Par Jean Maitron, Madeleine Rebérioux, version revue
Adolphe Degeyter, né à Lille (Nord), le 25 janvier 1859 et son frère Pierre Degeyter, né à Gand le 8 octobre 1848, se disputèrent la paternité de la musique de L’Internationale, poème d’Eugène Pottier. Le premier jugement qui attribuait l’oeuvre à Adolphe a été réformé en 1922 et la preuve formelle a été apportée que c’était bien Pierre qui était l’auteur compositeur. Adolphe a avoué son forfait par lettre et s’est ensuite suicidé.
Né à Lille (Nord), le 25 janvier 1859, dans une humble famille, Adolphe Degeyter ne reçut qu’une instruction primaire, mais, dès l’âge de dix ans, apprit la musique. Militant du POF, du Parti socialiste de France puis du Parti socialiste SFIO il occupait, à la veille de la Première Guerre mondiale, un emploi dans les services municipaux de la ville de Lille après avoir été longtemps ouvrier forgeron.
En 1888, à la demande de la section lilloise du POF et de G. Delory, en particulier, A. Degeyter aurait composé une musique pour L’Internationale, un poème d’Eugène Pottier, ancien Communard, qui l’avait écrit en juin 1871. Il aurait donné ainsi son hymne révolutionnaire au mouvement socialiste.
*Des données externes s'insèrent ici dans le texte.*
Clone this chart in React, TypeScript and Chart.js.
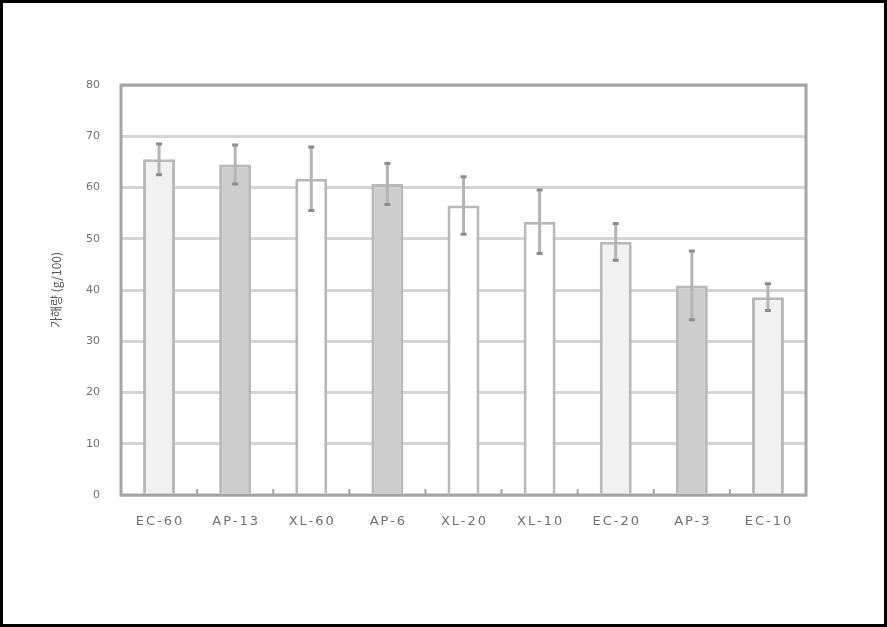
import React, { useEffect, useRef } from "react";
import { Chart, registerables } from "chart.js";

Chart.register(...registerables);

const categories = ["EC-60", "AP-13", "XL-60", "AP-6", "XL-20", "XL-10", "EC-20", "AP-3", "EC-10"];
const means = [65.5, 64.5, 61.7, 60.7, 56.5, 53.3, 49.4, 40.9, 38.6];
const errors = [3.0, 3.8, 6.2, 4.0, 5.6, 6.2, 3.6, 6.7, 2.6];
const groupColors: Record<string, string> = { EC: "#f1f1f1", AP: "#cdcdcd", XL: "#ffffff" };
const yTicks = [0, 10, 20, 30, 40, 50, 60, 70, 80];
const yTitle = "가해량 (g/100)";

export default function App() {
  const ref = useRef<HTMLCanvasElement | null>(null);
  useEffect(() => {
    if (!ref.current) return;
    const frame = {
      id: "frame",
      beforeDraw(chart: any) {
        const { ctx, width, height } = chart;
        ctx.save();
        ctx.fillStyle = "#ffffff";
        ctx.fillRect(0, 0, width, height);
        ctx.strokeStyle = "#000000";
        ctx.lineWidth = 3;
        ctx.strokeRect(1.5, 1.5, width - 3, height - 3);
        ctx.restore();
      },
      afterDatasetsDraw(chart: any) {
        const { ctx, chartArea } = chart;
        const x = chart.scales.x;
        const y = chart.scales.y;
        ctx.save();
        means.forEach((m, i) => {
          const cx = x.getPixelForValue(i);
          const top = y.getPixelForValue(m + errors[i]);
          const bot = y.getPixelForValue(m - errors[i]);
          ctx.strokeStyle = "#b4b4b4";
          ctx.lineWidth = 3;
          ctx.beginPath();
          ctx.moveTo(cx, top);
          ctx.lineTo(cx, bot);
          ctx.stroke();
          ctx.strokeStyle = "#8c8c8c";
          ctx.lineWidth = 3;
          ctx.beginPath();
          ctx.moveTo(cx - 3, top);
          ctx.lineTo(cx + 3, top);
          ctx.moveTo(cx - 3, bot);
          ctx.lineTo(cx + 3, bot);
          ctx.stroke();
        });
        // category boundary tick marks pointing inward
        const step = (chartArea.right - chartArea.left) / categories.length;
        ctx.strokeStyle = "#a4a4a4";
        ctx.lineWidth = 2;
        ctx.beginPath();
        for (let i = 1; i < categories.length; i++) {
          const bx = chartArea.left + step * i;
          ctx.moveTo(bx, chartArea.bottom);
          ctx.lineTo(bx, chartArea.bottom - 6);
        }
        ctx.stroke();
        ctx.strokeStyle = "#a4a4a4";
        ctx.lineWidth = 3;
        ctx.strokeRect(chartArea.left, chartArea.top, chartArea.right - chartArea.left, chartArea.bottom - chartArea.top);
        // x labels with wide spacing
        ctx.fillStyle = "#707070";
        ctx.font = "13px 'DejaVu Sans', sans-serif";
        (ctx as any).letterSpacing = "2px";
        ctx.textAlign = "center";
        ctx.textBaseline = "middle";
        categories.forEach((c, i) => {
          ctx.fillText(c, x.getPixelForValue(i) + 1, chartArea.bottom + 27);
        });
        (ctx as any).letterSpacing = "0px";
        ctx.restore();
      },
    };
    const chart = new Chart(ref.current, {
      type: "bar",
      data: {
        labels: categories,
        datasets: [
          {
            data: means,
            backgroundColor: categories.map((c) => groupColors[c.slice(0, 2)]),
            borderColor: "#b8b8b8",
            borderWidth: 3,
            barPercentage: 0.42,
            categoryPercentage: 1,
          },
        ],
      },
      options: {
        animation: false,
        responsive: false,
        maintainAspectRatio: false,
        layout: { padding: { left: 0, top: 85, right: 81, bottom: 87 } },
        plugins: { legend: { display: false }, tooltip: { enabled: false } },
        scales: {
          x: {
            grid: { display: false },
            border: { display: false },
            ticks: { display: false },
            afterFit(s: any) {
              s.height = 45;
            },
          },
          y: {
            min: 0,
            max: 80,
            afterBuildTicks(s: any) {
              s.ticks = yTicks.map((v) => ({ value: v }));
            },
            grid: { color: "#d4d4d4", lineWidth: 3, drawTicks: false },
            border: { display: false },
            ticks: {
              padding: 21,
              color: "#707070",
              font: { family: "'DejaVu Sans', sans-serif", size: 11 },
            },
            title: {
              display: true,
              text: yTitle,
              color: "#555555",
              padding: { top: 49, bottom: 0 },
              font: { family: "'Noto Sans CJK KR', sans-serif", size: 12 },
            },
            afterFit(s: any) {
              s.width = 121;
            },
          },
        },
      },
      plugins: [frame],
    });
    return () => chart.destroy();
  }, []);
  return (
    <div style={{ position: "fixed", left: 0, top: 0, width: 887, height: 627 }}>
      <canvas ref={ref} width={887} height={627} style={{ display: "block", width: 887, height: 627 }} />
    </div>
  );
}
Ce rôle lui fut contesté à juste titre par son propre frère Pierre né à Gand le 8 octobre 1848 qui, ouvrier menuisier à Lille — il avait commencé à travailler à l’âge de sept ans — devint, selon son expression, « escalioteur », c’est-à-dire spécialiste de construction d’escaliers. Pendant plusieurs années, il avait fréquenté les cours de musique donnés le soir au Conservatoire de Lille et était devenu ainsi un des animateurs de la « Lyre des Travailleurs » de la ville. C’est en cette qualité qu’il aurait composé en 1888 la musique de l’Internationale qui ne devint le chant national des travailleurs qu’à partir de 1896 (14e congrès national du POF tenu à Lille) et de 1899 (congrès général des organisations socialistes tenu à Paris) et dont la renommée s’étendit ensuite au-delà des frontières, vers 1910.
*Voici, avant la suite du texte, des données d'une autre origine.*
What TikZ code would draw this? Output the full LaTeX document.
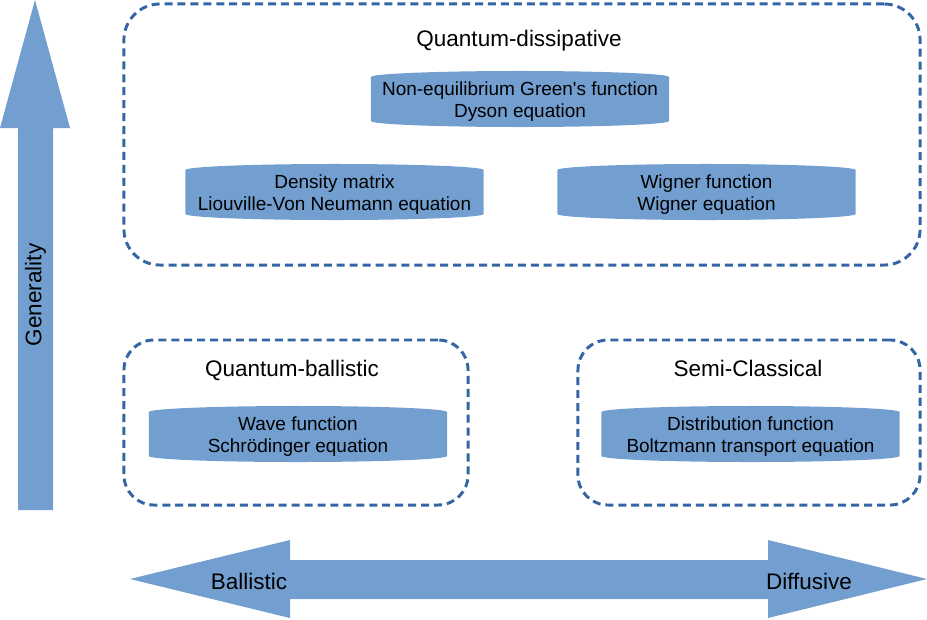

Pierre Degeyter s’installa à Saint-Denis en 1901. Se prétendant l’auteur du chant fameux, il fit un procès à son frère. Débouté, il fit appel et fut entendu le 12 mars 1908 devant la 4e cour de la Seine. Le premier jugement fut confirmé et Adolphe Degeyter, défendu par Jules Uhry, fut ainsi reconnu par un jugement officiel comme le vrai père de l’Internationale. Le premier jugement qui attribuait l’oeuvre à Adolphe a été réformé en 1922 et la preuve formelle a été apportée que c’était bien Pierre qui était l’auteur compositeur .
Le frère Adolphe a avoué son forfait par lettre et s’est ensuite suicidé en février 1916, non pour des raisons politiques, mais par remords et alcoolisme.
La documentation est très précise et l’article de Zévaès dans la France judiciaire de l’été 1933 apporte à lui seul tous les détails.
Pierre Degeyter, devenu vieux, dut cesser de travailler. Il vécut alors dans la gêne. Mais la municipalité de Saint-Denis l’hébergea et l’ambassade de l’URSS lui versa une petite pension à titre de droits d’auteur, L’Internationale étant devenue l’hymne nationale de l’URSS de janvier 1918 à 1943.
Le PC le présenta aux élections sénatoriales dans la Seine en janvier 1927 (cf. L’Humanité, 7 janvier 1927). En 1928, pour fêter ses quatre-vingts ans et les quarante ans de l’Internationale, il fut invité à Moscou où un accueil triomphal lui fut réservé. Après avoir refusé l’hospitalité définitive des Soviets, P. Degeyter revint à Saint-Denis où il mourut le 26 septembre 1932.
Par Jean Maitron, Madeleine Rebérioux, version revue
SOURCES : Charles Vérecque, Dictionnaire du socialisme, op. cit., pp. 136-137. — L’Humanité, 13 mars 1908. — G. Delory. Aperçu historique sur la Fédération socialiste du Nord, 1876-1920, Lille, 1921. — Bulletin annuel de l’Institut français d’Histoire sociale, s. d. [1951] : lettre de P. Degeyter, Moscou, 9 août 1928, cf. pp. 15-16. — Marc Ferro, L’Internationale, Éditions Némésis, 1996. — Xavier Maugendre, L’Europe de hymnes, Mardaga, 1996, p. 359-369. — Alexandre Zévaès, "Le Prècès de la musique de l’INterntionale", La France judiciaire, 30 juin 1933.